BUT, if some kind of load control is active that's trying to keep the load constant it will over-ride the Droop speed control function to keep the load constant--which is NOT what the grid wants or needs. Hence, an over-ride to the over-ride--which is what PFR is. PFR really refers to Droop speed control--which is what Droop speed control does all by itself (not control frequency but controls load in attempt to stabilize frequency excursions until the grid regulators can get control of the situation and return the frequency to normal). When the governor designers/programmers invented all these other types of load control modes that over-rode Droop speed control that's when a lot of the problem started, or got worse. So, now governor manufacturer/programmers have had to come up with an over-ride to the over-ride--just to make Droop speed control work properly during grid frequency excursions. AND ONLY WHEN THE UNIT IS AT PART LOAD.

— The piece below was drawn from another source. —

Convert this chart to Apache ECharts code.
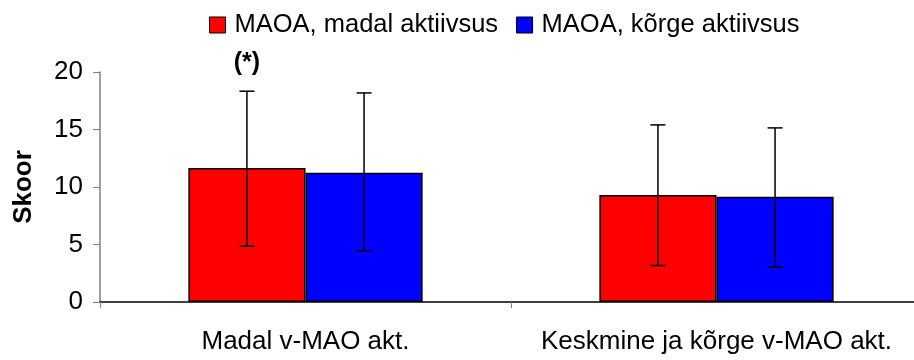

I'm not extremely familiar with steam turbine operating modes; and most of my experience with steam turbines is in combined-cycle applications, where, again, they are in a "following" position, they can only make as much power as the steam which is generated by the gas turbine exhaust(s). So, mostly, in my experience, the steam turbine inlet control valves, are, pretty much just opened wide once the turbine is warmed-up and whatever steam comes into the turbine is converted to torque which the generator converts to amperes. As the gas turbine load goes up and down, so does the steam production which means the steam turbine load goes up and down with gas turbine load.

Steam turbines with controlled extractions are another beast altogether, and can have multiple "cascaded" control modes.

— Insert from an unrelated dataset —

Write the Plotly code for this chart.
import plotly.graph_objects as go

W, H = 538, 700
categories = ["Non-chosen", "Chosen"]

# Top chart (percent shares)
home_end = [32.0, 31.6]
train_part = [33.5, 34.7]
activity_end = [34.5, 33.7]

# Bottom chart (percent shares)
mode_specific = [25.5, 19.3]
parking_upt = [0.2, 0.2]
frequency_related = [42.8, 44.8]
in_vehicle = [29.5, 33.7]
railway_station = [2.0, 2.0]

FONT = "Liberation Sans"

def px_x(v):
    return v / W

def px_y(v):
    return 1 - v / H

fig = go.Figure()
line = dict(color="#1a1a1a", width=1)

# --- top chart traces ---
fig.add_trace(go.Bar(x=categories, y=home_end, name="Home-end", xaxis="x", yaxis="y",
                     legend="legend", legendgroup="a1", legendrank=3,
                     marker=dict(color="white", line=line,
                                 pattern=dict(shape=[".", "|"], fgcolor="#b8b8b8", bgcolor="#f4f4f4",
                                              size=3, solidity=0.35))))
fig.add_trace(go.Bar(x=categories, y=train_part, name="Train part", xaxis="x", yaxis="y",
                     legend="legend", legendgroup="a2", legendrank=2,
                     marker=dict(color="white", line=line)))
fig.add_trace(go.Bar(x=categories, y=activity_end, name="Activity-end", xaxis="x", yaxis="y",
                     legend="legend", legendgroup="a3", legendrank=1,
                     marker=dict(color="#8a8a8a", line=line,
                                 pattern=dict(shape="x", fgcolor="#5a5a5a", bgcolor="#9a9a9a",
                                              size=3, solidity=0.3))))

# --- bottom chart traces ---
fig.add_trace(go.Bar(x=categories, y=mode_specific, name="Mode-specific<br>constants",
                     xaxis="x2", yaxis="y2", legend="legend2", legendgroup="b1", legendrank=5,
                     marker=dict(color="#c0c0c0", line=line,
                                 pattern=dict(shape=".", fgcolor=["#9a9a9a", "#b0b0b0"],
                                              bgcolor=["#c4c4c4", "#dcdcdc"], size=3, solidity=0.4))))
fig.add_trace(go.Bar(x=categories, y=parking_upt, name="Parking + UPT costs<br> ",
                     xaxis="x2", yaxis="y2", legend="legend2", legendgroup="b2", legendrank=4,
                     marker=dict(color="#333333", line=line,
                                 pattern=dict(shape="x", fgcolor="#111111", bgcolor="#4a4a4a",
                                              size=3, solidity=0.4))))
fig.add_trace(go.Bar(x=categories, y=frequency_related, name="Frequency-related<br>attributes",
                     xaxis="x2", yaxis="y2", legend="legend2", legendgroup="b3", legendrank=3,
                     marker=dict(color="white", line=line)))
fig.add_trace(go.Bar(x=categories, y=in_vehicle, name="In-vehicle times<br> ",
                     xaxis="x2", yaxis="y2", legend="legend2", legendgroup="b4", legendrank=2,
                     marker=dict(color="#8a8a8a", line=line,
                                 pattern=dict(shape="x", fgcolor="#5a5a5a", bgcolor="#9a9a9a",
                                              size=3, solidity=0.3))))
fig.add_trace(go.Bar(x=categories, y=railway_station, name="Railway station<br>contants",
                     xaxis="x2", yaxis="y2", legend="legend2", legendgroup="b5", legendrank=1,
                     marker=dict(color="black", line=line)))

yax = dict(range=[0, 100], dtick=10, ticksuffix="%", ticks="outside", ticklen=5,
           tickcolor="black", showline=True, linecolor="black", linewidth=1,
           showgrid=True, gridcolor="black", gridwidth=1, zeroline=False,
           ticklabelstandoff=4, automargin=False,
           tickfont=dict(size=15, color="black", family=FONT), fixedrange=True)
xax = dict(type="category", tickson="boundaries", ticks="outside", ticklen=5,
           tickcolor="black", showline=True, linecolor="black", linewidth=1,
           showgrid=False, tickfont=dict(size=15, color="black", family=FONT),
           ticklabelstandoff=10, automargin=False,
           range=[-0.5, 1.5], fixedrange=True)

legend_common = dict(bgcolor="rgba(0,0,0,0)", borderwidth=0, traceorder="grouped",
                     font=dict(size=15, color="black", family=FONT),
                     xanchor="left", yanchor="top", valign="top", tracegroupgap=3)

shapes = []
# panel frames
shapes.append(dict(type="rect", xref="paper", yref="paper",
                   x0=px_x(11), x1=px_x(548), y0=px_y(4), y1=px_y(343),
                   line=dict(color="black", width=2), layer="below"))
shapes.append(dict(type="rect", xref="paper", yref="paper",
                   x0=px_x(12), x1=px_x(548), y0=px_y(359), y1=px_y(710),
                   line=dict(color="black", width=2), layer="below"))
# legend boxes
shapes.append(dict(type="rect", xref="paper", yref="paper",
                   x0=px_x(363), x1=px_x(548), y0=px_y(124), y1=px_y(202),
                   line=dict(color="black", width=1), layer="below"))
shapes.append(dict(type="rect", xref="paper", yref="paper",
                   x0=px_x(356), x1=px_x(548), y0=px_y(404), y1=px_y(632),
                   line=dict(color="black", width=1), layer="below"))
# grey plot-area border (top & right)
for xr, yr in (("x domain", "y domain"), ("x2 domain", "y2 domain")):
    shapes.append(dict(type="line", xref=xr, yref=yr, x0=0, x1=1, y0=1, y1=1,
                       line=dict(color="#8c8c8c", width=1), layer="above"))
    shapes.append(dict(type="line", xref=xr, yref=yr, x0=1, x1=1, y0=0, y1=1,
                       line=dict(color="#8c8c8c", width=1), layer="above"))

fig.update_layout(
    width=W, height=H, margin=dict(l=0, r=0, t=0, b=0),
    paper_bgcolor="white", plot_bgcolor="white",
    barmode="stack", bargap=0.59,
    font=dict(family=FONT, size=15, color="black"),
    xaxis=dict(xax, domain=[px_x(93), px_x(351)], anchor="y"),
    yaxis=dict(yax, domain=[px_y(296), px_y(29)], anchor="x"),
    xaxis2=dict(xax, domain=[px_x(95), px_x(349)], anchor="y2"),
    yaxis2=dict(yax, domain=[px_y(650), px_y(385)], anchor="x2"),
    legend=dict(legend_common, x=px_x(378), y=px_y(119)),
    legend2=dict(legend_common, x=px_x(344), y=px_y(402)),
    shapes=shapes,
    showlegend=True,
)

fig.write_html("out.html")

Again, you haven't provided much in the way of details about the situation, and since we are therefore just talking in generalities and practices, this is about all I can offer.

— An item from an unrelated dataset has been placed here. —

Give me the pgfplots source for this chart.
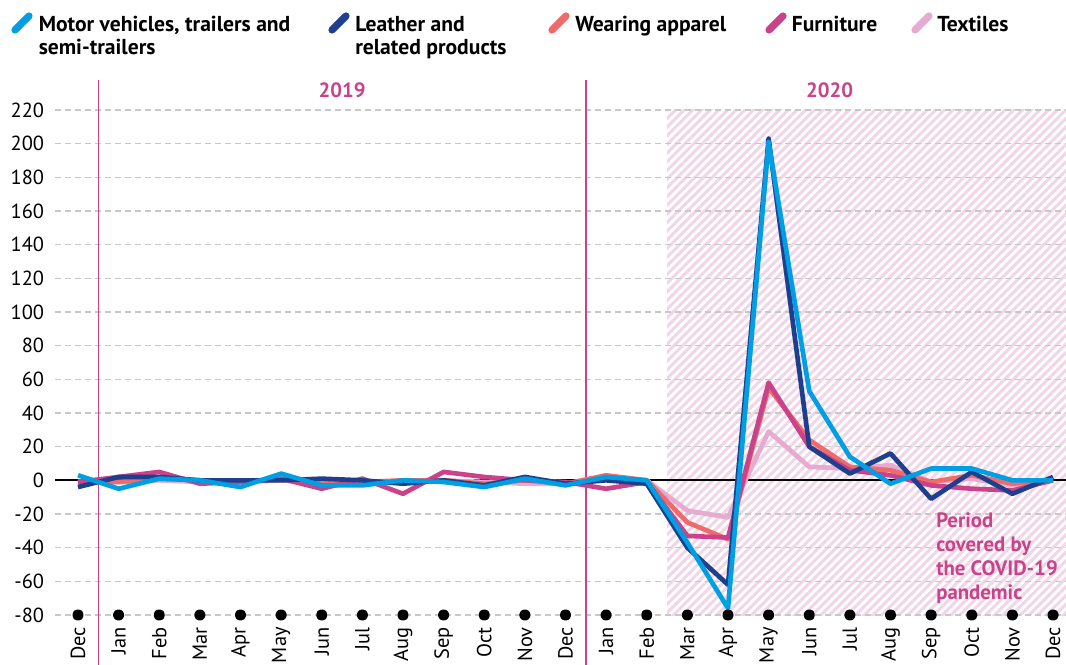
\documentclass[border=0pt]{standalone}
\usepackage{pgfplots}
\pgfplotsset{compat=1.18}
\usepackage{pgfplotstable}
\usepackage{fontspec}
\setmainfont{PT Sans}
\usetikzlibrary{patterns.meta}
\definecolor{motor}{HTML}{009FE3}
\definecolor{leather}{HTML}{1E3F8E}
\definecolor{apparel}{HTML}{EE6B6B}
\definecolor{furn}{HTML}{C9428A}
\definecolor{textil}{HTML}{E6ABCF}
\definecolor{hatch}{HTML}{F0D6E8}
\definecolor{gridc}{HTML}{C8C8C8}

\pgfplotstableread{
x motor leather apparel furniture textiles
0 3 -4 -1 -1 -1
1 -5 2 -1 2 -1
2 1 2 1 5 0
3 0 0 0 -2 -1
4 -4 0 -1 -1 -1
5 4 0 1 1 0
6 -3 1 -2 -5 -2
7 -3 0 -1 1 -1
8 0 -2 0 -8 -1
9 -1 0 0 5 0
10 -4 -3 -2 2 -1
11 1 2 0 0 -2
12 -3 -2 -2 -1 -2
13 2 0 3 -5 1
14 0 -2 0 -1 0
15 -37 -40 -25 -33 -18
16 -76 -62 -35 -34 -22
17 201 203 55 58 29
18 53 20 24 20 8
19 14 4 8 6 7
20 -2 16 6 3 9
21 7 -11 -1 -3 -1
22 7 5 3 -5 1
23 0 -8 -2 -6 -3
24 0 2 0 0 0
}\datatable

\pgfplotstableread{
x y
0 -80
1 -80
2 -80
3 -80
4 -80
5 -80
6 -80
7 -80
8 -80
9 -80
10 -80
11 -80
12 -80
13 -80
14 -80
15 -80
16 -80
17 -80
18 -80
19 -80
20 -80
21 -80
22 -80
23 -80
24 -80
}\dotstable

\begin{document}
\begin{tikzpicture}[x=0.75pt,y=0.75pt]
\begin{pgfinterruptboundingbox}
\begin{axis}[
  at={(41.25pt,36.75pt)}, anchor=south west,
  scale only axis, width=758.25pt, height=378.75pt,
  xmin=-0.566, xmax=24.32, ymin=-80, ymax=220,
  clip=false,
  axis line style={draw=none},
  major tick length=0pt,
  ytick={-80,-60,...,220},
  xtick={0,...,24},
  xticklabels={Dec,Jan,Feb,Mar,Apr,May,Jun,Jul,Aug,Sep,Oct,Nov,Dec,Jan,Feb,Mar,Apr,May,Jun,Jul,Aug,Sep,Oct,Nov,Dec},
  /pgf/number format/assume math mode=true,
  yticklabel style={font=\fontsize{15.3}{15.3}\selectfont, inner sep=0pt, xshift=-8pt},
  xticklabel style={font=\fontsize{15.3}{15.3}\selectfont, inner sep=0pt, yshift=-9pt, rotate=90, anchor=east},
  every axis plot/.append style={line width=3.5pt, line join=round},
]
\fill[pattern={Lines[angle=45,distance=4.6pt,line width=2.3pt]}, pattern color=hatch] (14.5,-80) rectangle (24.32,220);
\pgfplotsinvokeforeach{-80,-60,...,220}{
  \draw[gridc, line width=1.1pt, dash pattern=on 4.5pt off 3pt] (-0.566,#1) -- (24.32,#1);
}
\draw[black, line width=1.6pt] (-0.566,0) -- (24.32,0);
\draw[furn, line width=1.1pt] (0.5,238) -- (0.5,-120);
\draw[furn, line width=1.1pt] (12.5,238) -- (12.5,-120);
\node[font=\fontsize{15.5}{15.5}\selectfont\bfseries, text=furn] at (6.5,231.5) {2019};
\node[font=\fontsize{15.5}{15.5}\selectfont\bfseries, text=furn] at (18.5,231.5) {2020};
\addplot[only marks, mark=*, mark size=2.5pt, black] table[x=x,y=y]{\dotstable};
\addplot[textil] table[x=x,y=textiles]{\datatable};
\addplot[apparel] table[x=x,y=apparel]{\datatable};
\addplot[furn] table[x=x,y=furniture]{\datatable};
\addplot[leather] table[x=x,y=leather]{\datatable};
\addplot[motor] table[x=x,y=motor]{\datatable};
\node[anchor=north west, inner sep=0pt, align=left, text=furn,
      font=\fontsize{15.6}{18}\selectfont\bfseries] at (21.12,-18.9)
      {Period\\covered by\\the COVID-19\\pandemic};
\end{axis}
% legend
\begin{scope}[line cap=round, line width=5.4pt]
\draw[motor]   (15,664-30) -- (29,664-16);
\draw[leather] (332,664-30) -- (346,664-16);
\draw[apparel] (552,664-30) -- (566,664-16);
\draw[furn]    (769,664-30) -- (783,664-16);
\draw[textil]  (915,664-30) -- (929,664-16);
\end{scope}
\begin{scope}[every node/.style={anchor=base west, inner sep=0pt, font=\fontsize{16.2}{16.2}\selectfont\bfseries}]
\node at (38.5,664-31.5) {Motor vehicles, trailers and};
\node at (38.5,664-55) {semi-trailers};
\node at (355,664-31.5) {Leather and};
\node at (355,664-55) {related products};
\node at (575,664-31.5) {Wearing apparel};
\node at (791.5,664-31.5) {Furniture};
\node at (937,664-31.5) {Textiles};
\end{scope}
\end{pgfinterruptboundingbox}
\useasboundingbox (0,0) rectangle (1066,664);
\end{tikzpicture}
\end{document}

GE offers a mode called PFR (Primary Frequency Response) for their GTs; I have never seen it implemented on steam turbines, though I don't know why it couldn't be if the application permitted. I do know that many grids are using the term PFR to refer to Droop speed control, or some mode(s) that offer normal Droop speed control action during grid frequency excursions regardless of the mode (load control; Pre-Selected Load control; etc.). This is the important thing for grids and grid regulators and supervisors: That generator-sets respond in predictable ways when grid frequency excursions occur. And, most operators and their supervisors and plant managers all mistakenly believe that when grid frequency excursions occur that their plant should remain at a constant power output--and frequency output--which is just pure, deluded fantasy.

A machine which maintains its output (when at Part Load) during a grid frequency excursion is part of the problem--not part of the solution. And contributes to grid instability and frequency excursions. But, when a machine is synchronized to a grid--there's a physical reason for that term "synhronized"!--it's speed is controlled by the grid frequency. Plain and simple. Full stop. Period. (Unless it's a small grid or the machine is very large with respect to other machines on the grid.)

PFR is mostly rightly a term which is used to ensure that generator-sets will respond appropriately to grid frequency excursions. And, it's a sad fact that many operators and their supervisors and plant managers don't understand what that means--and how machines should operate during a grid frequency excursion.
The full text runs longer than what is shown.